Michael Phelps had a coach. Luke Skywalker did too. Even Rocky Balboa had one when he faced down Apollo Creed for the heavyweight championship of the world. Indeed, great things are possible with the right people backing you up. It’s no different when it comes to your health.
Regardless of your company’s wellness goals, it makes sense to have someone in your corner who can educate and support your team on their way to better health. But which coaching option is best for your organization? Wait, what’s this talk about options … you mean there are choices?
In the past, one coaching option did the trick just fine. But, over the years, wellness programs have evolved to include more targeted methods. And finding one that will help you achieve your organization’s unique goals is more important than ever. Here are just a few of the options you can choose from:
At the basic level, a healthy lifestyle comes down to two things: eating healthy and getting plenty of exercise.
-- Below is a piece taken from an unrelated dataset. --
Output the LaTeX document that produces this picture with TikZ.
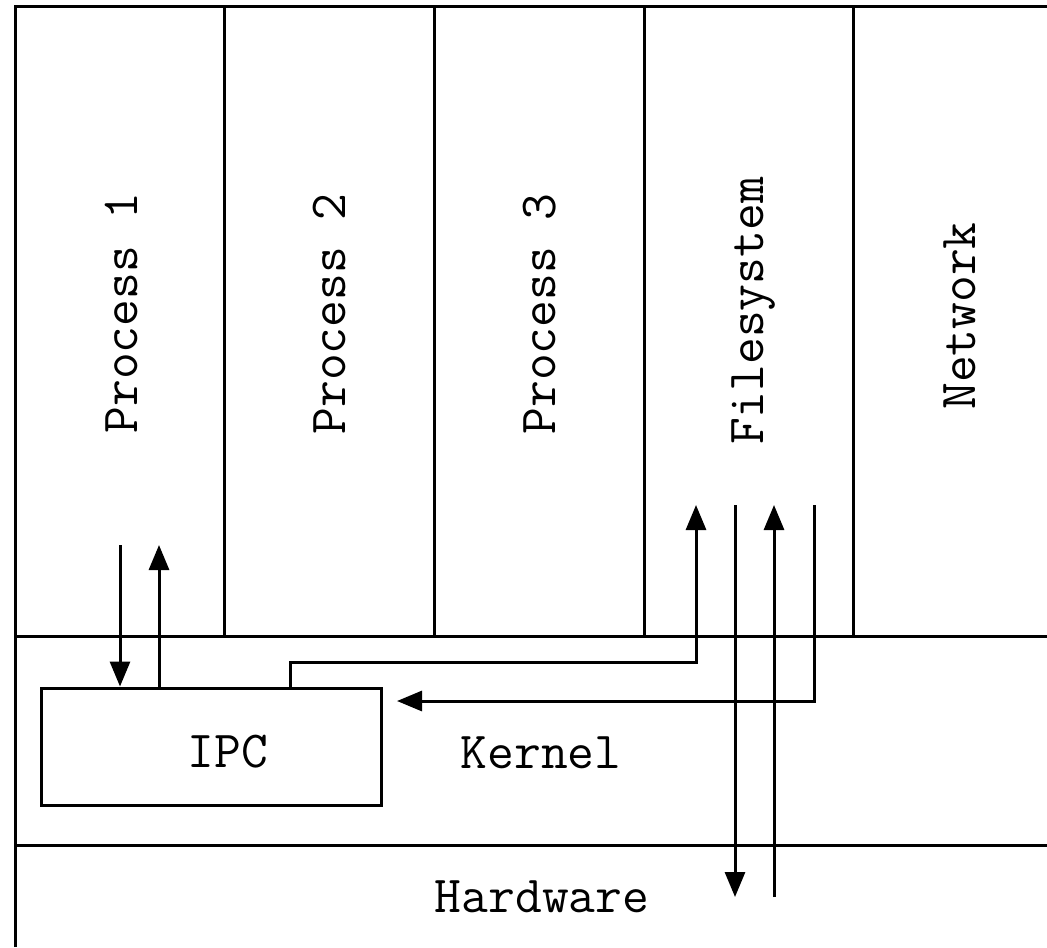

But that’s easier said than done for many of us who struggle with convenient and unhealthy options, daily stress, and years—sometimes decades—of bad habits. That’s where a good lifestyle coach can help. They are experts at encouraging healthy behaviors and suggesting specific steps to help program members on their way.
Back in the day, we had no idea what caused diabetes, strokes, cardiovascular disease, and other conditions. But now, medical science has successfully gotten to the bottom of it and identified a few of the likely suspects (we’re looking at you obesity, high cholesterol, and high blood pressure). Testing for these risk factors and reaching out specifically to members who are at risk can provide them with a qualified and personized resource to help get them on the healthier path and, in some cases, prevent chronic conditions from developing.
No workplace is exempt from chronic health conditions. In fact, some industries are more susceptible to specific conditions than others. Workplaces where employees spend the majority of time on their feet, for example, may have more instances of chronic back pain than those where employees spend the majority of time sitting down—which can lead to other conditions. Targeting these chronic conditions and deploying a health coach to address them can help program members strategically manage their conditions with confidence and keep them from getting worse.
For most organizations, having health coaches engage members over the phone or online can do wonders. But sometimes it makes sense to have someone on-site at your physical location. This can provide a convenient option for employees to make an appointment and pop in for a brief conversation. It can also help employees build a better relationship with their coach, which can lead to dramatic health improvements over time. In addition, on-site coaches can offer an additional layer of accountability and present a visible reminder to employees that coaching help is available to those who need it.
You Have Options
Coaching can provide the missing link for your members between setting health goals and achieving them. In addition to providing an invaluable resource to your program members, they can also keep members accountable by giving them someone to report progress to.
Choosing the right option for your organization can make a big difference to your members, providing a cost-effective way to achieve your organization’s wellness goals, and adding a personal touch to your wellness program.